Thursday, June 30, 2016

Summer Joys: Small to Large

As June comes to a close, I have a multitude of Summer Joys. Some are small:

Four o'clock flowers blooming in with my Asiatic lilies,

Swallows nesting, flying, and sitting on lines.

Some joys are lifelong: Family.

And some joys come from the fruits of my labor: I am honored and delighted to have my painting Life Cycle Imperative #8 accepted by my mentorKatherine Chang Liu, to hang in the Rocky Mountain National Watermedia Exhibition. The show will be held in  Foothills Art Center, in Golden, Colorado this fall.

Thursday, June 16, 2016

Summer Thoughts

Every once in a while, in unexpected places, I find a quote that seems to be just what I need to contemplate at that moment. On a plane heading to the Western Federation of Watercolor Societies Conference in Denver last week, I found such a quote in Southwest: The Magazine. The article was an interview with actor Patrick Wilson; but the arts are the arts, and all artists grapple with similar frustrations. He was referring to the many years he has worked toward getting significant acting roles.

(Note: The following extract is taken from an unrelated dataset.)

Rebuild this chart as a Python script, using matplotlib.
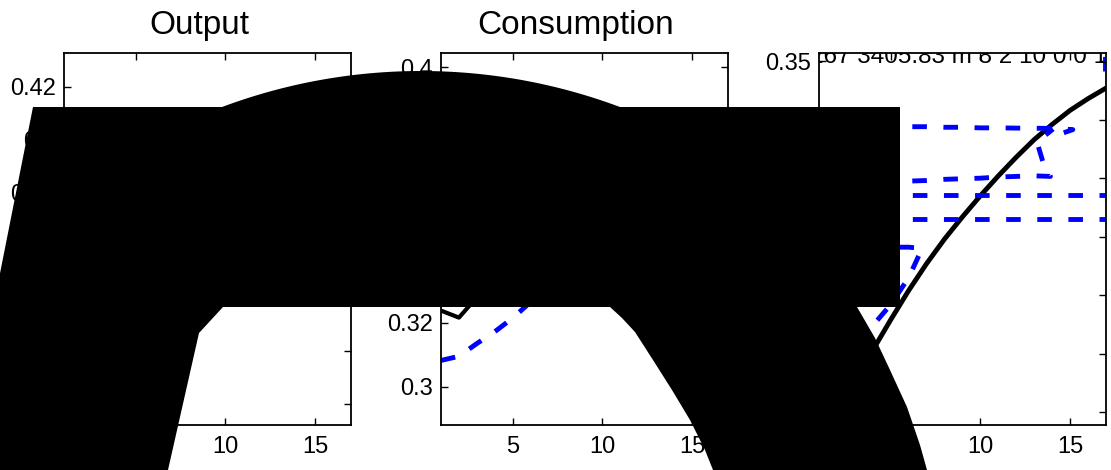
import numpy as np
import matplotlib.pyplot as plt
from matplotlib.patches import Polygon
from matplotlib.ticker import FuncFormatter

plt.rcParams['font.family'] = ['Liberation Sans', 'DejaVu Sans']

W, H = 1111, 470

# ---- data ----
horizon = list(range(1, 18))

output_model = [0.372, 0.378, 0.384, 0.389, 0.393, 0.396, 0.398, 0.399, 0.400,
                0.400, 0.399, 0.398, 0.397, 0.395, 0.393, 0.391, 0.389]
output_data = [0.355, 0.360, 0.366, 0.371, 0.376, 0.380, 0.383, 0.386, 0.388,
               0.389, 0.390, 0.390, 0.390, 0.389, 0.388, 0.387, 0.386]

cons_model = [0.3238, 0.3216, 0.328, 0.336, 0.343, 0.350, 0.356, 0.361, 0.365,
              0.368, 0.370, 0.372, 0.373, 0.374, 0.375, 0.375, 0.376]
cons_data = [0.3082, 0.3095, 0.3135, 0.3172, 0.3215, 0.3265, 0.331, 0.336, 0.340,
             0.344, 0.347, 0.350, 0.352, 0.354, 0.356, 0.357, 0.358]

third_model = [0.015, 0.045, 0.075, 0.103, 0.129, 0.154, 0.177, 0.198, 0.217,
               0.235, 0.252, 0.268, 0.283, 0.296, 0.308, 0.318, 0.327]

path_a_x = list(range(1, 15)) + [15.15, 14.3]
path_a_y = [0.295, 0.295, 0.295, 0.295, 0.2945, 0.294, 0.294, 0.2935, 0.2935,
            0.293, 0.293, 0.2928, 0.2927, 0.2925, 0.2915, 0.287]
path_b_x = list(range(1, 14)) + [13.9, 13.5, 13.15, 14.05]
path_b_y = [0.245, 0.2455, 0.246, 0.2465, 0.247, 0.2475, 0.248, 0.249, 0.2495,
            0.250, 0.251, 0.2515, 0.252, 0.2515, 0.263, 0.281, 0.292]
path_c_y = [0.236] * 17
path_d_y = [0.215] * 17
path_e_x = [1, 2, 3, 4, 5, 6, 6.75, 6.0, 5.0, 4.0]
path_e_y = [0.035, 0.070, 0.100, 0.124, 0.142, 0.165, 0.190, 0.191, 0.191, 0.191]
path_f_x = [16.92, 16.92]
path_f_y = [0.3415, 0.37]

odd_label = "267 3405.83 m 8 2 10 0 0 1"

# ---- figure ----
fig = plt.figure(figsize=(W / 100, H / 100), dpi=100)

pos_left = [64, 441, 819]
ax_w, ax_b, ax_h = 287, 45, 372


def style_axes(ax, ylim, yticks):
    ax.set_xlim(1, 17)
    ax.set_ylim(*ylim)
    ax.set_xticks([5, 10, 15])
    ax.set_yticks(yticks)
    ax.yaxis.set_major_formatter(FuncFormatter(lambda v, p: f"{v:g}"))
    ax.tick_params(direction='in', top=True, right=True, length=5, width=1,
                   labelsize=17)
    ax.tick_params(axis='x', pad=8)
    ax.tick_params(axis='y', pad=6)
    for s in ax.spines.values():
        s.set_linewidth(1.3)


axes = [fig.add_axes([l / W, ax_b / H, ax_w / W, ax_h / H]) for l in pos_left]
ax1, ax2, ax3 = axes

dash = (3.0, 3.4)

ax1.plot(horizon, output_model, color='black', lw=3)
ax1.plot(horizon, output_data, color='blue', lw=3.5, dashes=dash)
style_axes(ax1, (0.292, 0.4328), [0.30, 0.32, 0.34, 0.36, 0.38, 0.40, 0.42])
ax1.set_title("Output", fontsize=24, pad=14, x=0.47)

ax2.plot(horizon, cons_model, color='black', lw=3)
ax2.plot(horizon, cons_data, color='blue', lw=3.5, dashes=dash)
style_axes(ax2, (0.288, 0.4044), [0.30, 0.32, 0.34, 0.36, 0.38, 0.40])
ax2.set_title("Consumption", fontsize=24, pad=14, x=0.47)

ax3.plot(horizon, third_model, color='black', lw=3.5)
for px, py in [(path_a_x, path_a_y), (path_b_x, path_b_y),
               (horizon, path_c_y), (horizon, path_d_y),
               (path_e_x, path_e_y), (path_f_x, path_f_y)]:
    ax3.plot(px, py, color='blue', lw=3.5, dashes=dash)
style_axes(ax3, (0.039, 0.357), [0.05, 0.10, 0.15, 0.20, 0.25, 0.30, 0.35])
ax3.text(-0.03, 0.972, odd_label, transform=ax3.transAxes, fontsize=17.5,
         va='baseline', ha='left', clip_on=True)

# ---- large black overlay shape on top of the panels ----
arc_t = np.linspace(-0.358, 0.358, 60)
arc = [(421 + 568 * np.sin(t), 639 - 568 * np.cos(t)) for t in arc_t]
outline = ([(33, 107)] + arc +
           [(900, 107), (900, 307), (857, 307), (875, 338), (890, 370),
            (907, 407), (920, 445), (927, 470), (930, 490),
            (715, 490), (713, 470), (705, 450), (690, 420), (672, 390),
            (653, 360), (635, 332), (622, 318), (610, 307),
            (223, 307), (199, 333), (168, 470), (164, 490), (-43, 490)])
shape = Polygon([(x / W, 1 - y / H) for x, y in outline], closed=True,
                transform=fig.transFigure, facecolor='black',
                edgecolor='none', zorder=20)
fig.add_artist(shape)

fig.savefig("out.png", dpi=100)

You can’t look at the top of the staircase and want to be there. You have to look at the step directly ahead of you and ask yourself, “How do I climb that step?”
I had just been thinking about some of my long range goals: getting into shows, getting signature memberships, and earning various accolades-- you know, the pie in the sky stuff we artist dream of yet often find more obstacles than open doors. The top of the staircase. But this quote made me think about what is really right before me--the next step, which is the next painting. That is really what I can control and have power over. If I approach each next work with a passion for that piece of paper which I will adorn with paint, I have climbed the next step. When I take time to really “finish” a piece, I have climbed the next step. When I have the courage to put it out there for a juror to look at or the public to see, I have climbed the next step.

It is very rare to make a grand entrance into the art world right off the bat. Successful artists work very hard and very long for recognition. And it all starts from where you are now and the piece of paper in front of you!